[BUG] _remote/info API is giving "connected: false" when replication is undergoing with proxy mode.
What is the bug?
_remote/info API is returning "connected" field as false even when the replication is happening seemlessly through proxy mode.
bash-4.4$ curl -XGET "https://opensearch-1:9200/_remote/info?pretty"
{
"leader-site" : {
"connected" : false,
"mode" : "proxy",
"proxy_address" : "localhost:9302",
"server_name" : "",
"num_proxy_sockets_connected" : 0,
"max_proxy_socket_connections" : 18,
"initial_connect_timeout" : "30s",
"skip_unavailable" : false
}
}
If there are more than 1 ingest nodes in the follower, the behaviour is different. When the API was hit to ingest node 1 - the result was false through out and when we hit the API to ingest node 2 - the result was true thoughout.
bash-4.4$ curl -XGET "https://opensearch-2:9200/_remote/info?pretty"
{
"leader-site" : {
"connected" : true,
"mode" : "proxy",
"proxy_address" : "localhost:9302",
"server_name" : "",
"num_proxy_sockets_connected" : 0,
"max_proxy_socket_connections" : 18,
"initial_connect_timeout" : "30s",
"skip_unavailable" : false
}
}
How can one reproduce the bug? Steps to reproduce the behavior:
- Install leader and follower opensearch (each having one ingest, one data and one master node) and create a autofollow replication rule in follower.
- Ensure that the indices are getting replicated to the follower cluster.
- Check the connection status using _remote/info API
- "connected" field is returning false through out even though the replication is happening.
If there are more than 1 ingest nodes in the follower, the behaviour is different. When the API was hit to ingest node 1 - the result was false through out and when we hit the API to ingest node 2 - the result was true thoughout.

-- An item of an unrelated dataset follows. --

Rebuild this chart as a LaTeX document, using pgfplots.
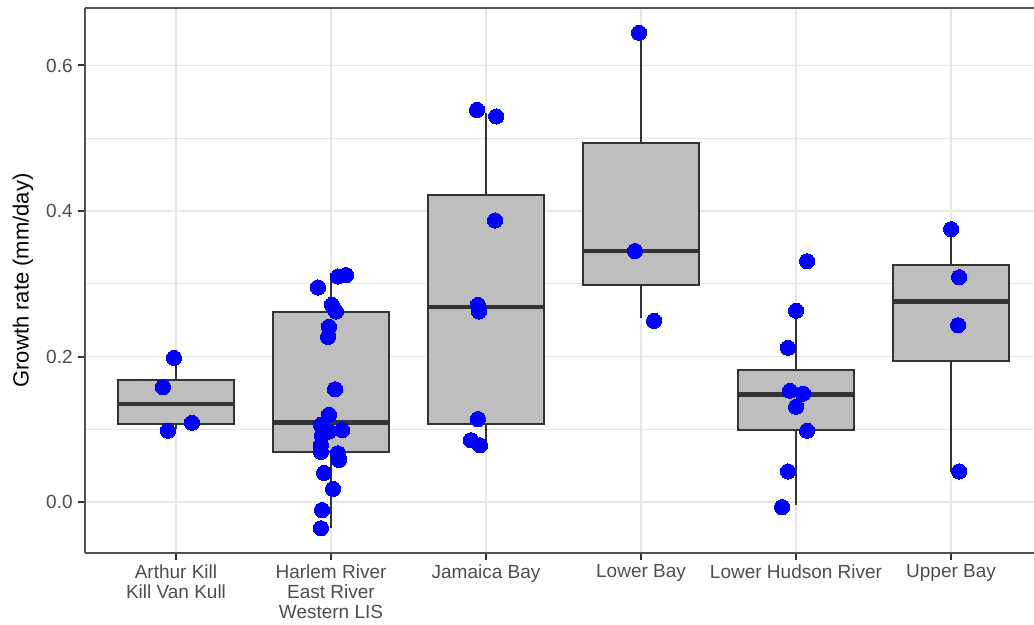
\documentclass[border=0pt]{standalone}
\usepackage{fontspec}
\setmainfont{Liberation Sans}
\usepackage{pgfplots}
\pgfplotsset{compat=1.18}

\definecolor{boxfill}{RGB}{190,190,190}
\definecolor{boxline}{RGB}{51,51,51}
\definecolor{gridc}{RGB}{230,230,230}
\definecolor{tickc}{RGB}{77,77,77}
\definecolor{ptblue}{RGB}{0,0,255}

% #1 left, #2 centre, #3 right, #4 lower whisker, #5 lower quartile, #6 median, #7 upper quartile, #8 upper whisker
\newcommand\gbox[8]{%
  \addplot[boxline, line width=1.1pt] coordinates {(#2,#4) (#2,#5)};
  \addplot[boxline, line width=1.1pt] coordinates {(#2,#7) (#2,#8)};
  \addplot[draw=boxline, fill=boxfill, line width=1.1pt, line join=miter] coordinates {(#1,#5) (#3,#5) (#3,#7) (#1,#7)} -- cycle;
  \addplot[boxline, line width=2.3pt] coordinates {(#1,#6) (#3,#6)};
}

\begin{document}
\begin{tikzpicture}
\begin{axis}[
  scale only axis,
  width=474.5pt, height=272.5pt,
  xmin=0.413, xmax=6.535,
  ymin=-0.070, ymax=0.679,
  axis lines*=left,
  axis line style={boxline!85, line width=1pt},
  tick align=outside,
  major tick length=3.5pt,
  tick style={boxline, line width=1pt},
  minor tick length=0pt,
  xtick={1,2,3,4,5,6},
  xticklabels={{Arthur Kill\\Kill Van Kull},{Harlem River\\East River\\Western LIS},{Jamaica Bay},{Lower Bay},{Lower Hudson River},{Upper Bay}},
  xticklabel style={align=center, font=\fontsize{9.5}{10}\selectfont, text=tickc, inner sep=2pt},
  ytick={0,0.2,0.4,0.6},
  minor ytick={0.1,0.3,0.5},
  yticklabel style={font=\fontsize{9.5}{10}\selectfont, text=tickc, inner sep=2.5pt,
    /pgf/number format/fixed, /pgf/number format/precision=1, /pgf/number format/fixed zerofill,
    /pgf/number format/assume math mode=true},
  xmajorgrids, ymajorgrids, yminorgrids,
  major grid style={gridc, line width=0.9pt},
  minor grid style={gridc, line width=0.7pt},
  ylabel={Growth rate (mm/day)},
  every axis y label/.style={at={(axis description cs:-0.0653,0.5)}, rotate=90, anchor=center, font=\fontsize{11}{12}\selectfont},
]
\draw[boxline!85, line width=1pt] (rel axis cs:0,1) -- (rel axis cs:1,1);

\gbox{0.625}{1}{1.375}{0.100}{0.107}{0.135}{0.168}{0.198}
\gbox{1.625}{2}{2.375}{-0.036}{0.069}{0.109}{0.261}{0.312}
\gbox{2.625}{3}{3.375}{0.078}{0.107}{0.268}{0.422}{0.535}
\gbox{3.625}{4}{4.375}{0.253}{0.298}{0.345}{0.494}{0.645}
\gbox{4.625}{5}{5.375}{-0.004}{0.099}{0.148}{0.181}{0.263}
\gbox{5.625}{6}{6.375}{0.042}{0.194}{0.276}{0.326}{0.375}

% jittered observations
\addplot[only marks, ptblue, mark=*, mark size=3.8pt, mark options={draw=ptblue, fill=ptblue, line width=0pt}] coordinates {
  (0.916,0.158) (0.948,0.098) (1.103,0.109) (0.987,0.198)
  (1.916,0.295) (2.045,0.310) (2.097,0.312) (2.006,0.271) (2.032,0.262)
  (1.987,0.241) (1.981,0.227) (2.026,0.155) (1.987,0.120) (1.935,0.106)
  (1.987,0.097) (2.071,0.099) (1.942,0.092) (1.935,0.078) (1.935,0.069)
  (2.045,0.067) (2.052,0.058) (1.955,0.040) (2.013,0.018) (1.942,-0.011)
  (1.935,-0.036)
  (2.942,0.539) (3.065,0.530) (3.058,0.387) (2.948,0.271) (2.955,0.262)
  (2.948,0.114) (2.903,0.085) (2.961,0.078)
  (3.987,0.645) (3.961,0.345) (4.084,0.249)
  (5.071,0.331) (5.000,0.263) (4.948,0.212) (4.961,0.153) (5.045,0.149)
  (5.000,0.131) (5.071,0.098) (4.948,0.042) (4.910,-0.007)
  (6.000,0.375) (6.052,0.309) (6.045,0.243) (6.052,0.042)
};
\end{axis}
\pgfresetboundingbox
\path ([xshift=-42.5pt,yshift=-36pt]current axis.south west) rectangle ([yshift=4pt]current axis.north east);
\end{tikzpicture}
\end{document}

What is the expected behavior? The "connected" field in _remote/info should be consistently "true" when the connection is successful across passive and active site and when the replication is performing seemlessly. Is this API valid in these scenarios?
Hi @ankitkala,
Any view on this ?
Looks like there might be a bug. Can you take a stab at why this might be happening?
Hi @ankitkala ,
I can look into it. But i would like to know if this actually might impact the system at a high level. Can you check and let us know if you have any info on this as in our deployment, this is observed a lot.
Hi @dblock , @ankitkala
Any update on the above ticket?
This api is very unreliable. Please help the issue get resolved asap. Currently I don't see there is any way to validate that follower is connecting to leader when all replicated indices are in PAUSED state
Hi @skumarp7, There is no one dedicatedly supporting the repository (unless its a critical release blocker). Feel free to debug the issue. If there are any ideas/hypothesis you've that you want to discuss, one of the maintainers would definitely be able to help here.